| EXERCISE PROMPT |
Leave out the pictures; transcribe all else exactly.

| SUPPLIED INFORMATION |
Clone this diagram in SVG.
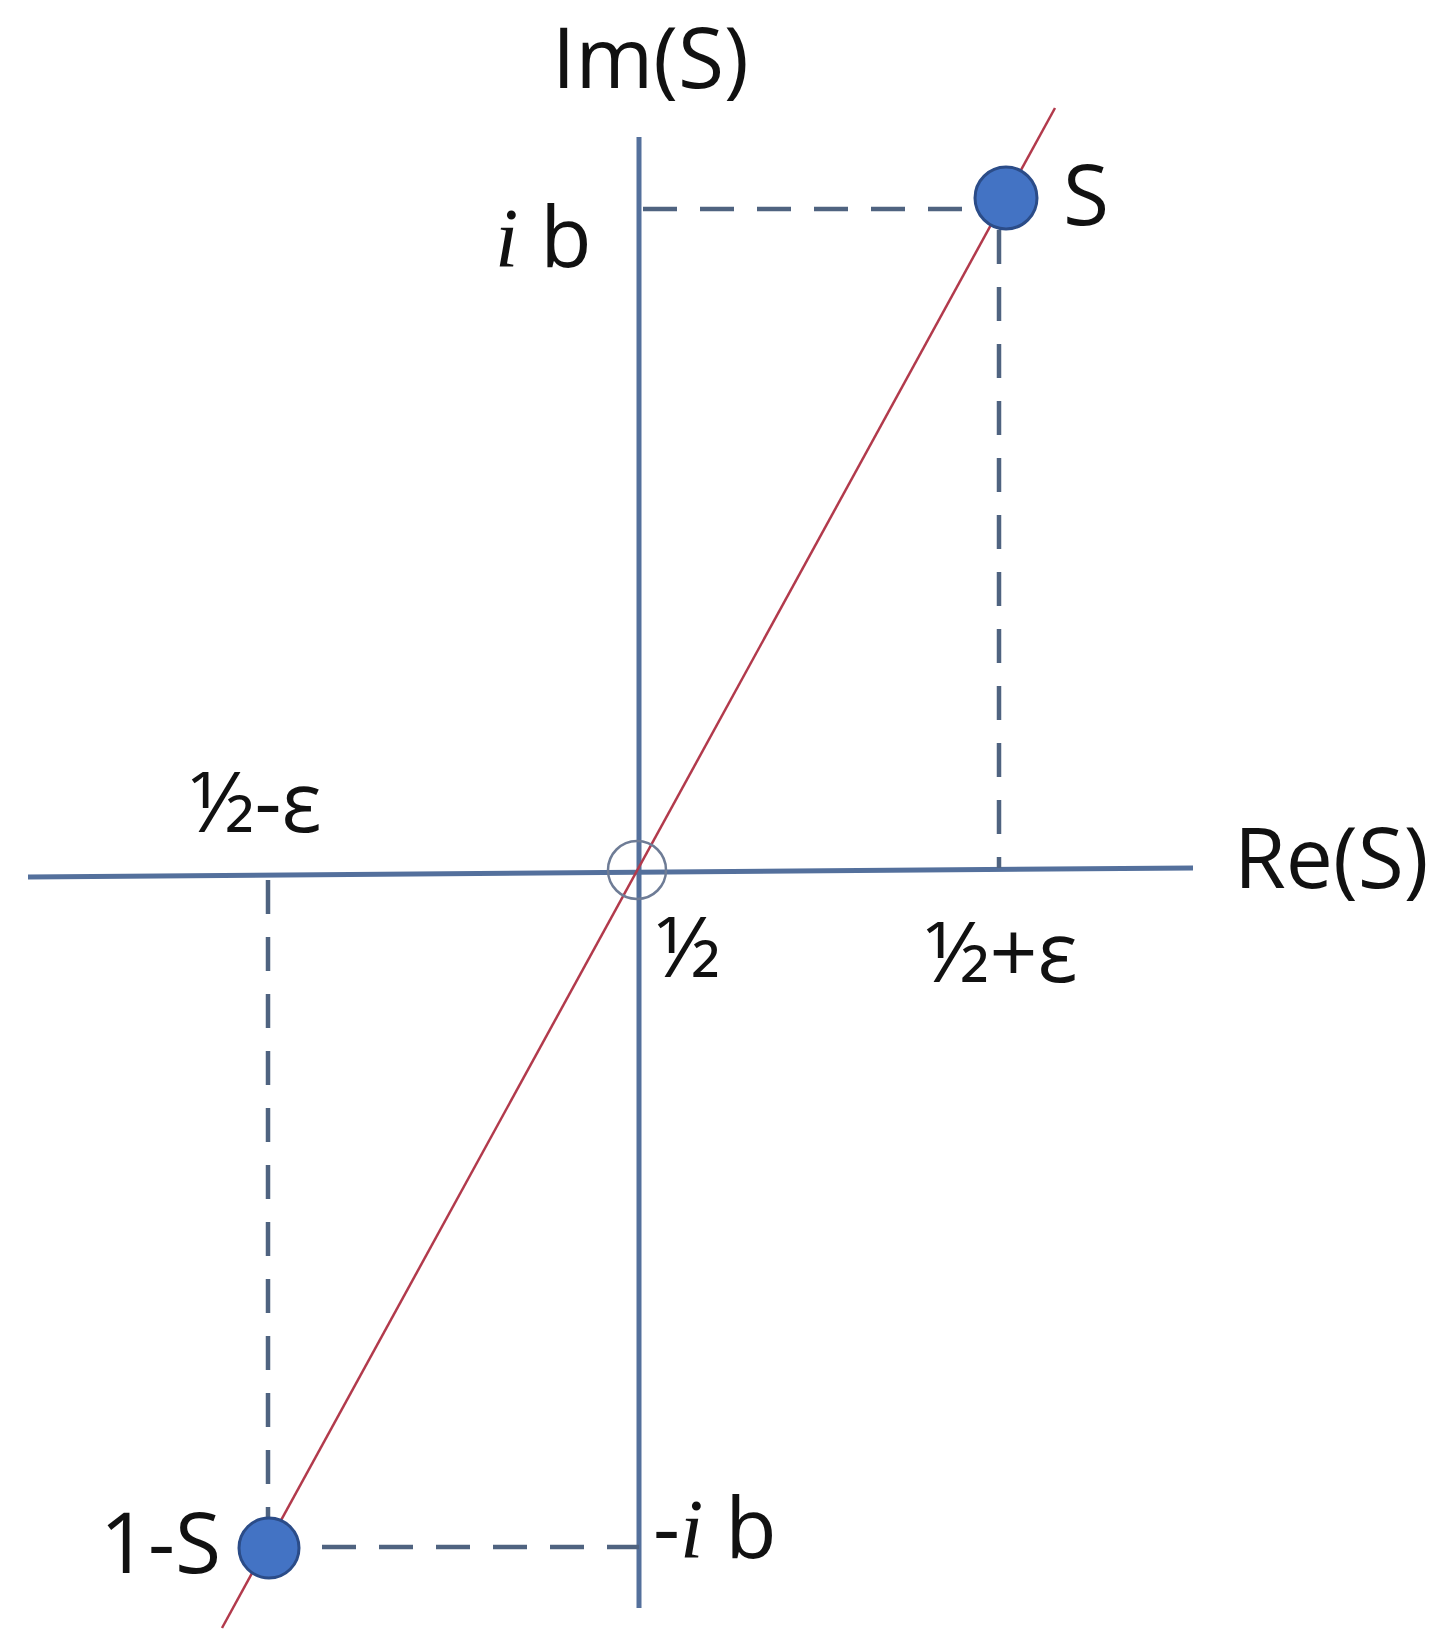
<svg xmlns="http://www.w3.org/2000/svg" width="1452" height="1652" viewBox="0 0 1452 1652">
<style>
.axis{stroke:#54709c;stroke-width:5;fill:none;stroke-linecap:butt}
.dash{stroke:#4f6380;stroke-width:4.5;fill:none;stroke-dasharray:34 23}
.red{stroke:#b23a4c;stroke-width:2.5;fill:none}
.pt{fill:#4373c4;stroke:#2b4c88;stroke-width:3}
.lbl{font-family:"Open Sans","Noto Sans",sans-serif;fill:#111;font-size:84px}
.it{font-family:"Liberation Serif",serif;font-style:italic}
</style>
<rect width="1452" height="1652" fill="#ffffff"/>
<g id="axes">
<line class="axis" x1="28" y1="877" x2="1193" y2="868"/>
<line class="axis" x1="639" y1="137" x2="639" y2="1608"/>
</g>
<g id="connectors">
<line class="dash" x1="643" y1="209" x2="975" y2="209"/>
<line class="dash" x1="999" y1="230" x2="999" y2="868"/>
<line class="dash" x1="268" y1="880" x2="268" y2="1520"/>
<line class="dash" x1="322" y1="1547" x2="639" y2="1547"/>
<line class="red" x1="1055" y1="108" x2="222" y2="1628"/>
</g>
<g id="origin"><circle cx="637" cy="870" r="29" fill="none" stroke="#6e7c96" stroke-width="2.5"/></g>
<g id="node-S"><circle class="pt" cx="1006" cy="198" r="31"/></g>
<g id="node-1-S"><circle class="pt" cx="269" cy="1548" r="30"/></g>
<g id="labels">
<text class="lbl" x="552" y="88" font-size="86">Im(S)</text>
<text class="lbl" x="495" y="267"><tspan class="it">i</tspan> b</text>
<text class="lbl" x="1063" y="225">S</text>
<text class="lbl" x="190" y="832">½-ε</text>
<text class="lbl" x="656" y="977">½</text>
<text class="lbl" x="925" y="982">½+ε</text>
<text class="lbl" x="1234" y="888" font-size="88">Re(S)</text>
<text class="lbl" x="100" y="1573">1-S</text>
<text class="lbl" x="653" y="1558">-<tspan class="it">i</tspan> b</text>
</g>
</svg>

| CORRECT OUTPUT |
Clone this diagram in SVG.
<svg xmlns="http://www.w3.org/2000/svg" width="1452" height="1652" viewBox="0 0 1452 1652">
<style>
.axis{stroke:#54709c;stroke-width:5;fill:none;stroke-linecap:butt}
.dash{stroke:#4f6380;stroke-width:4.5;fill:none;stroke-dasharray:34 23}
.red{stroke:#b23a4c;stroke-width:2.5;fill:none}
.pt{fill:#4373c4;stroke:#2b4c88;stroke-width:3}
.lbl{font-family:"Open Sans","Noto Sans",sans-serif;fill:#111;font-size:84px}
.it{font-family:"Liberation Serif",serif;font-style:italic}
</style>
<rect width="1452" height="1652" fill="#ffffff"/>
<g id="axes">
<line class="axis" x1="28" y1="877" x2="1193" y2="868"/>
<line class="axis" x1="639" y1="137" x2="639" y2="1608"/>
</g>
<g id="connectors">
<line class="dash" x1="643" y1="209" x2="975" y2="209"/>
<line class="dash" x1="999" y1="230" x2="999" y2="868"/>
<line class="dash" x1="268" y1="880" x2="268" y2="1520"/>
<line class="dash" x1="322" y1="1547" x2="639" y2="1547"/>
<line class="red" x1="1055" y1="108" x2="222" y2="1628"/>
</g>
<g id="origin"><circle cx="637" cy="870" r="29" fill="none" stroke="#6e7c96" stroke-width="2.5"/></g>
<g id="node-S"><circle class="pt" cx="1006" cy="198" r="31"/></g>
<g id="node-1-S"><circle class="pt" cx="269" cy="1548" r="30"/></g>
<g id="labels">
<text class="lbl" x="552" y="88" font-size="86">Im(S)</text>
<text class="lbl" x="495" y="267"><tspan class="it">i</tspan> b</text>
<text class="lbl" x="1063" y="225">S</text>
<text class="lbl" x="190" y="832">½-ε</text>
<text class="lbl" x="656" y="977">½</text>
<text class="lbl" x="925" y="982">½+ε</text>
<text class="lbl" x="1234" y="888" font-size="88">Re(S)</text>
<text class="lbl" x="100" y="1573">1-S</text>
<text class="lbl" x="653" y="1558">-<tspan class="it">i</tspan> b</text>
</g>
</svg>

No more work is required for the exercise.